## Begin SOURCE EXCERPT

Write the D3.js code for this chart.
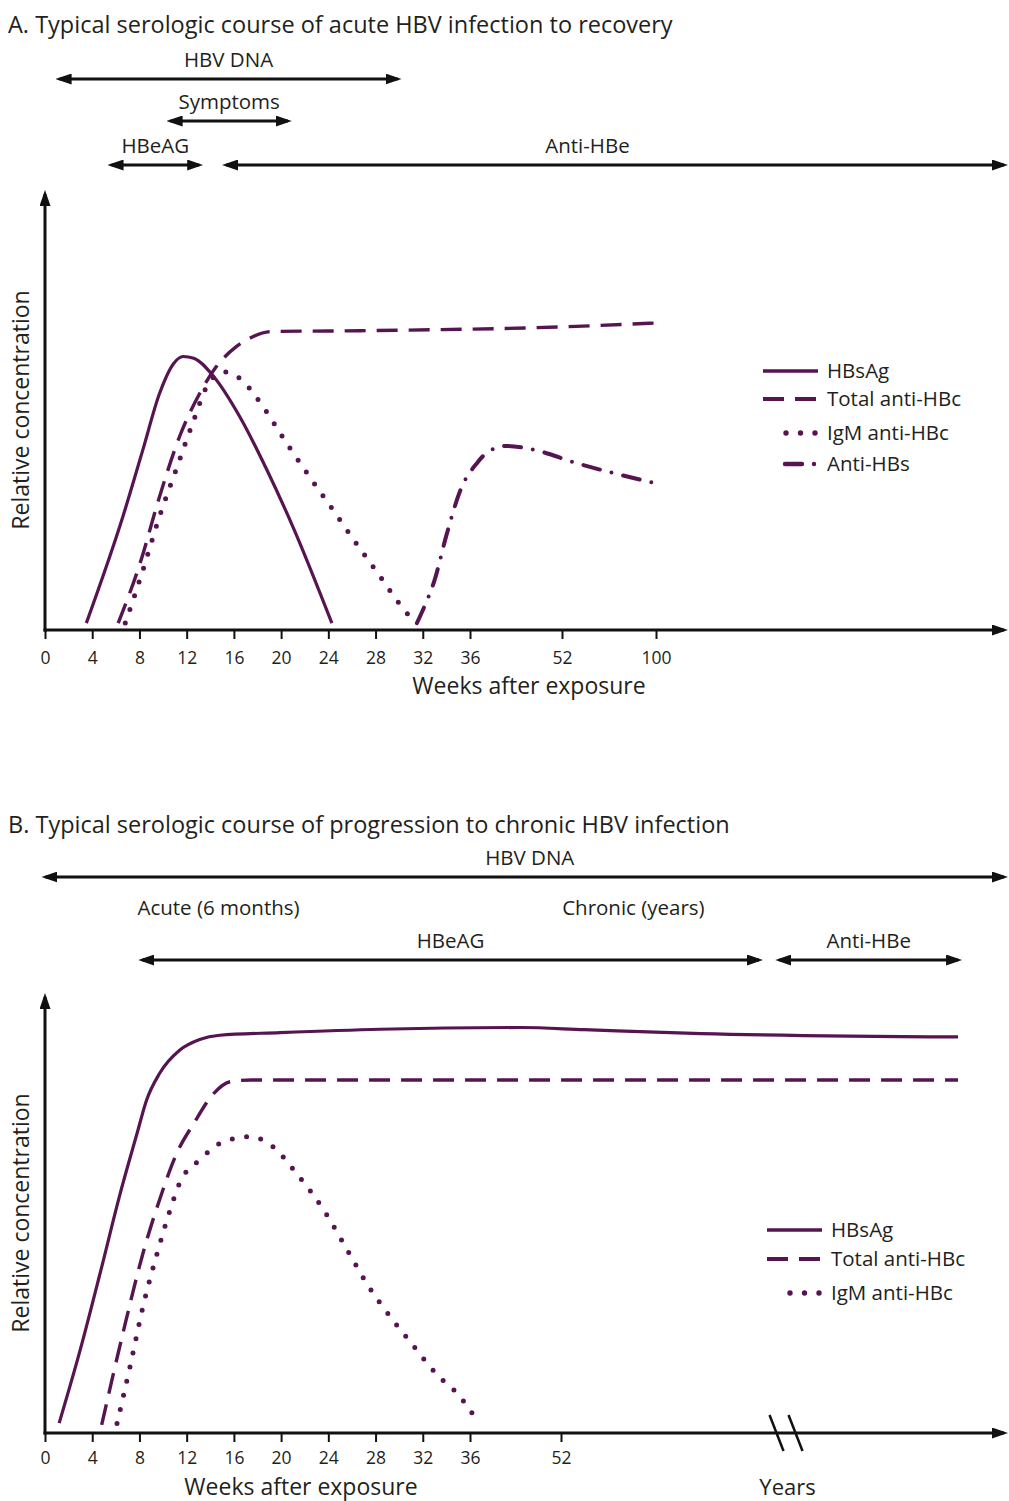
<!DOCTYPE html>
<html>
<head>
<meta charset="utf-8">
<script src="https://cdn.jsdelivr.net/npm/d3@7"></script>
<style>
  body { margin: 0; background: #fff; }
  text { font-family: "Open Sans", Lato, sans-serif; fill: #231f20; }
</style>
</head>
<body>
<svg id="chart" width="1009" height="1501"></svg>
<script>
// ---- data ----
const ticksA = [0, 4, 8, 12, 16, 20, 24, 28, 32, 36, 52, 100];
const ticksB = [0, 4, 8, 12, 16, 20, 24, 28, 32, 36, 52];

// [weeks after exposure, relative concentration]
const hbsagA = [[3.5, 1.6], [6.6, 26.4], [8.3, 42], [9.7, 55], [10.9, 62], [11.7, 63.6],
  [12.6, 63.2], [14.3, 58.9], [16.5, 49.6], [18.8, 37.2], [21, 24], [24.3, 1.6]];
const totalAntiHBcA = [[6.2, 1.6], [8.05, 15.5], [9.7, 31], [11.4, 45], [13.1, 55], [14.5, 61.2], [16.2, 65.9],
  [17.6, 68.2], [19.1, 69.4], [26.7, 69.6], [52, 70.5], [100, 71.4]];
const igmAntiHBcA = [[6.8, 1.6], [8.3, 14], [9.7, 26.4], [11.2, 38], [12.6, 48.8], [13.7, 56.6], [15.2, 60],
  [16.5, 58.5], [18.2, 53], [20.5, 43.3], [22.7, 34.5], [24.3, 28.3], [26.4, 20], [28.5, 12], [30.1, 5.8], [31.4, 1.5]];
const antiHBsA = [[31.5, 1.6], [32, 4.6], [33, 11.6], [34, 22], [35.2, 32.6], [37.2, 38.8], [39.2, 41.5],
  [42.4, 42.8], [47.1, 41.9], [59.5, 38.8], [100, 34.1]];

// panel B: weeks past 52 are drawn on the compressed "years" stretch of the axis
const hbsagB = [[1.2, 2.3], [3, 19.5], [4.7, 37.5], [6.35, 55.5], [7.8, 69.7], [8.6, 77.4], [9.7, 83.6],
  [11.4, 89], [13.1, 91.5], [14.8, 92.5], [19.9, 93.1], [28.4, 93.9], [45, 94.3], [56, 93.8],
  [76, 92.9], [120, 92.1]];
const totalAntiHBcB = [[4.8, 1.9], [6.6, 23.2], [8.3, 41.8], [9.7, 54.2], [11.15, 65], [12.6, 72], [14.3, 79],
  [15.7, 81.7], [17.5, 82.1], [28.4, 82.1], [120, 82.1]];
const igmAntiHBcB = [[6.1, 2.2], [7.2, 15.4], [8.3, 29.4], [9.5, 41.8], [10.6, 51.9], [11.4, 58.1], [13.1, 63.5],
  [15.1, 67.7], [17.4, 68.9], [19.3, 66.6], [21.3, 60.4], [23.6, 51.9], [25.6, 42.6], [27.2, 35], [28.6, 29.4],
  [31, 21], [33.1, 13.9], [35.2, 8.3], [37.2, 3]];

// timeline arrows above the plots (weeks; null = to end of axis)
const rangesA = [
  { label: 'HBV DNA', from: 0.9, to: 30.2, row: 0 },
  { label: 'Symptoms', from: 10.3, to: 20.9, row: 1 },
  { label: 'HBeAG', from: 5.3, to: 13.4, row: 2 },
  { label: 'Anti-HBe', from: 15, to: null, row: 2, labelAt: 65 }
];
const rangesB = [
  { label: 'HBV DNA', from: -0.3, to: null, row: 0, labelAt: 46.5 },
  { label: 'HBeAG', from: 7.9, to: 86.6, row: 1 },
  { label: 'Anti-HBe', from: 88.7, to: 120.7, row: 1 }
];
const phasesB = [{ label: 'Acute (6 months)', at: 14.7 }, { label: 'Chronic (years)', at: 64.4 }];

const seriesA = [
  { name: 'HBsAg', data: hbsagA, style: 'solid' },
  { name: 'Total anti-HBc', data: totalAntiHBcA, style: 'dashed' },
  { name: 'IgM anti-HBc', data: igmAntiHBcA, style: 'dotted' },
  { name: 'Anti-HBs', data: antiHBsA, style: 'dashdot' }
];
const seriesB = [
  { name: 'HBsAg', data: hbsagB, style: 'solid' },
  { name: 'Total anti-HBc', data: totalAntiHBcB, style: 'dashed' },
  { name: 'IgM anti-HBc', data: igmAntiHBcB, style: 'dotted' }
];

// ---- drawing ----
const purple = '#561550';
const styles = {
  solid:   { dash: null, width: 3.2, cap: 'butt', legendX: 0 },
  dashed:  { dash: '21,11', width: 3.4, cap: 'butt', legendX: 0 },
  dotted:  { dash: '0,14.5', width: 5, cap: 'round', legendX: 23 },
  dashdot: { dash: '17,12,0,12', width: 4, cap: 'round', legendX: 22 }
};

const svg = d3.select('#chart');

const defs = svg.append('defs');
defs.append('marker')
  .attr('id', 'arrow')
  .attr('viewBox', '0 0 16 11')
  .attr('markerUnits', 'userSpaceOnUse')
  .attr('markerWidth', 16).attr('markerHeight', 11)
  .attr('refX', 12).attr('refY', 5.5)
  .attr('orient', 'auto-start-reverse')
  .append('path').attr('d', 'M0,0 L16,5.5 L0,11 Z').attr('fill', '#111');

// line whose ends are arrow tips at x1/x2 (tip sits 4px past the line end)
function arrowLine(g, x1, y1, x2, y2, both, width) {
  const len = Math.hypot(x2 - x1, y2 - y1), ux = (x2 - x1) / len, uy = (y2 - y1) / len;
  const s = both ? 4 : 0;
  g.append('line')
    .attr('x1', x1 + ux * s).attr('y1', y1 + uy * s)
    .attr('x2', x2 - ux * 4).attr('y2', y2 - uy * 4)
    .attr('stroke', '#111').attr('stroke-width', width || 3)
    .attr('marker-end', 'url(#arrow)')
    .attr('marker-start', both ? 'url(#arrow)' : null);
}

function drawPanel(cfg) {
  const g = svg.append('g');
  const x = d3.scaleLinear().domain(cfg.xDomain).range(cfg.xRange);
  const y = d3.scaleLinear().domain([0, 100]).range([cfg.base, cfg.base - 430]);

  g.append('text').attr('x', 8).attr('y', cfg.titleY)
    .style('font-size', '23.5px').text(cfg.title);

  // timeline arrows
  cfg.ranges.forEach(r => {
    const yy = cfg.rowY[r.row];
    const x1 = x(r.from), x2 = r.to === null ? cfg.axisEnd : x(r.to);
    arrowLine(g, x1, yy, x2, yy, true, 3);
    const lx = r.labelAt !== undefined ? x(r.labelAt) : (x1 + x2) / 2;
    g.append('text').attr('x', lx).attr('y', yy - cfg.labelGap)
      .attr('text-anchor', 'middle').style('font-size', '20.5px').text(r.label);
  });
  (cfg.phases || []).forEach(p => {
    g.append('text').attr('x', x(p.at)).attr('y', cfg.phaseY)
      .attr('text-anchor', 'middle').style('font-size', '20.5px').text(p.label);
  });

  // axes
  const ax = g.append('g').attr('transform', `translate(0,${cfg.base})`)
    .call(d3.axisBottom(x).tickValues(cfg.ticks).tickSize(9).tickPadding(cfg.tickPad));
  ax.select('.domain').remove();
  ax.selectAll('.tick line').attr('stroke', '#111').attr('stroke-width', 2);
  ax.selectAll('.tick text').style('font-size', '17.5px').style('font-family', '"Open Sans", sans-serif').attr('fill', '#231f20');

  arrowLine(g, 43.5, cfg.base, cfg.axisEnd, cfg.base, false, 3);
  arrowLine(g, 45, cfg.base + 1.5, 45, cfg.base - 440, false, 3);

  if (cfg.breakAt !== undefined) {
    const bx = x(cfg.breakAt);
    [-11, 8].forEach(off => {
      g.append('line')
        .attr('x1', bx + off - 7).attr('y1', cfg.base - 18)
        .attr('x2', bx + off + 7).attr('y2', cfg.base + 18)
        .attr('stroke', '#111').attr('stroke-width', 2.5);
    });
    g.append('text').attr('x', bx).attr('y', cfg.xTitleY)
      .attr('text-anchor', 'middle').style('font-size', '22px').text('Years');
  }

  g.append('text').attr('x', cfg.xTitleX).attr('y', cfg.xTitleY)
    .attr('text-anchor', 'middle').style('font-size', '23px').text('Weeks after exposure');
  g.append('text')
    .attr('transform', `translate(29,${cfg.base - 220}) rotate(-90)`)
    .attr('text-anchor', 'middle').style('font-size', '23px').text('Relative concentration');

  // curves
  const line = d3.line().x(d => x(d[0])).y(d => y(d[1])).curve(d3.curveMonotoneX);
  cfg.series.forEach(s => {
    const st = styles[s.style];
    g.append('path').datum(s.data)
      .attr('d', line)
      .attr('fill', 'none')
      .attr('stroke', purple)
      .attr('stroke-width', st.width)
      .attr('stroke-linecap', st.cap)
      .attr('stroke-dasharray', st.dash);
  });

  // legend
  cfg.series.forEach((s, i) => {
    const st = styles[s.style];
    const ly = cfg.legendY[i];
    g.append('line')
      .attr('x1', cfg.legendX + st.legendX).attr('x2', cfg.legendX + 55)
      .attr('y1', ly).attr('y2', ly)
      .attr('stroke', purple).attr('stroke-width', st.width + 0.4)
      .attr('stroke-linecap', st.cap).attr('stroke-dasharray', st.dash);
    g.append('text').attr('x', cfg.legendX + 64).attr('y', ly)
      .attr('dy', '0.35em').style('font-size', '20.5px').text(s.name);
  });
}

drawPanel({
  title: 'A. Typical serologic course of acute HBV infection to recovery',
  titleY: 33,
  xDomain: [0, 36, 52, 100], xRange: [45, 470, 562, 656],
  base: 630, axisEnd: 1008,
  ticks: ticksA, tickPad: 13,
  ranges: rangesA, rowY: [79, 121, 165], labelGap: 12,
  xTitleX: 529, xTitleY: 694,
  series: seriesA,
  legendX: 763, legendY: [371, 399, 433, 464]
});

drawPanel({
  title: 'B. Typical serologic course of progression to chronic HBV infection',
  titleY: 833,
  xDomain: [0, 36, 52, 120], xRange: [45, 470, 561, 958],
  base: 1433, axisEnd: 1008,
  ticks: ticksB, tickPad: 10,
  ranges: rangesB, rowY: [877, 960], labelGap: 12,
  phases: phasesB, phaseY: 915,
  xTitleX: 301, xTitleY: 1495,
  breakAt: 90.8,
  series: seriesB,
  legendX: 767, legendY: [1230, 1259, 1293]
});
</script>
</body>
</html>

## End SOURCE EXCERPT

== WHAT THE TASK ASKS ==
Extract all lines containing the word "chart".

== THE REPLY ==
Write the D3.js code for this chart.
<svg id="chart" width="1009" height="1501"></svg>
const svg = d3.select('#chart');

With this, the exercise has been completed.